【西武】チーム急失速で…松井監督に「優しすぎる」の声 若手は〝レギュラー持ち回り〟で薄い危機感

厳しい状況に置かれている西武・松井監督

西武の急降下に歯止めがかからない。今季は開幕から3カード連続で勝ち越し。ところが、その後はここまで4カード連続負け越しと苦しむ。直近10試合はロッテ、ソフトバンク戦の7連敗を含む1勝9敗で深刻な低迷にあえいでいる。

この10試合で先発陣は8度のクオリティー・スタート(6回以上を自責点3以内)、うち6度のハイクオリティー・スタート(7回以上を自責点2以内)をマーク。ところが打線はチーム打率1割7分1厘、15得点の超低空飛行だ。好投する先発陣を援護できず3度の零封負け、そして1点差試合は1勝4敗と勝機を逸する大きなマイナス要因となっている。

深刻な貧打に松井稼頭央監督(48)も打つ手がない状況だ。その一方、チーム周辺からは指揮官に対し「勝負に対する厳しさを前面に出してもいいのでは」との指摘も向けられている。

松井監督といえば「一度や二度の失敗で選手を見限らない」「敗戦の責任は自らかぶり、メディアを通して選手の悪口は言わない」などという評判が一般的にはあり、素晴らしい人間性を兼ね備えているともっぱらだ。

しかし半面で、その優しすぎる性格ゆえ、勝利を義務付けられる現場の指揮官としては物足りなさも露呈し始めている。この2年間、松井監督が「キーマンは僕自身」と自覚しているように、どう「厳しさ」を打ち出すかがテーマとなっているのは疑いようがない。

チーム内には伸び悩む若手野手の現状に「失敗しても『チャンスはいくらでも回ってくる』とレギュラー不在の状況に〝安住〟してしまっている」(関係者)と危惧する声が出ており、事実として一塁、二遊間以外のポジションが定着しない悪循環を招いてしまっている。

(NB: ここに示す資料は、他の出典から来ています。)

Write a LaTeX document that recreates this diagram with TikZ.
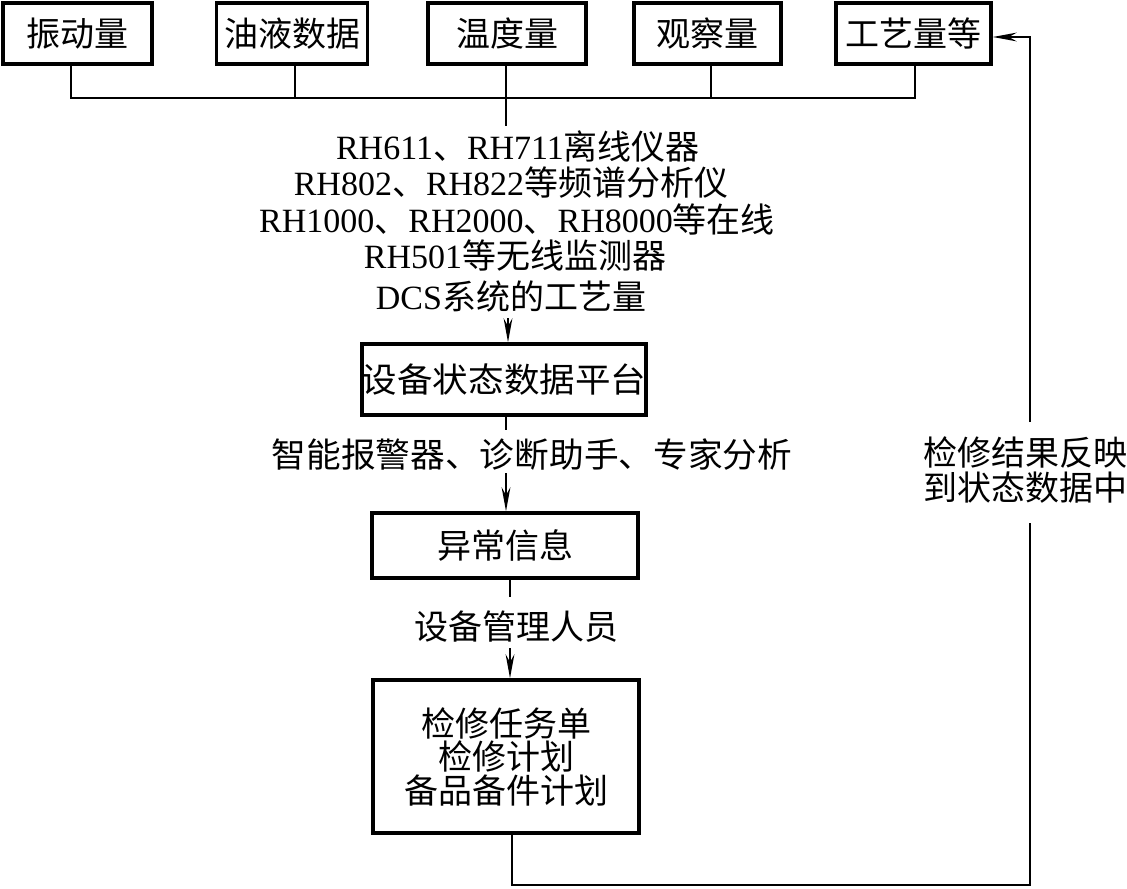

周りのライバルと切磋琢磨できない状況や、怒らない首脳陣の人柄に安堵して〝レギュラー持ち回り〟のぬるま湯意識が定着しつつあるという。

この状況を打破し、ひしめく一軍半クラスの野手に危機感を持たせるためには、やはり松井監督が意を決して「厳しさ」を出して行くしかない。たとえ言葉を使わなくても、ミスを犯した選手に対する懲罰交代や速やかな降格など、采配面でもそれは十分に可能だ。

就任2年目を迎えた獅子の指揮官には今、大きな変化が求められている。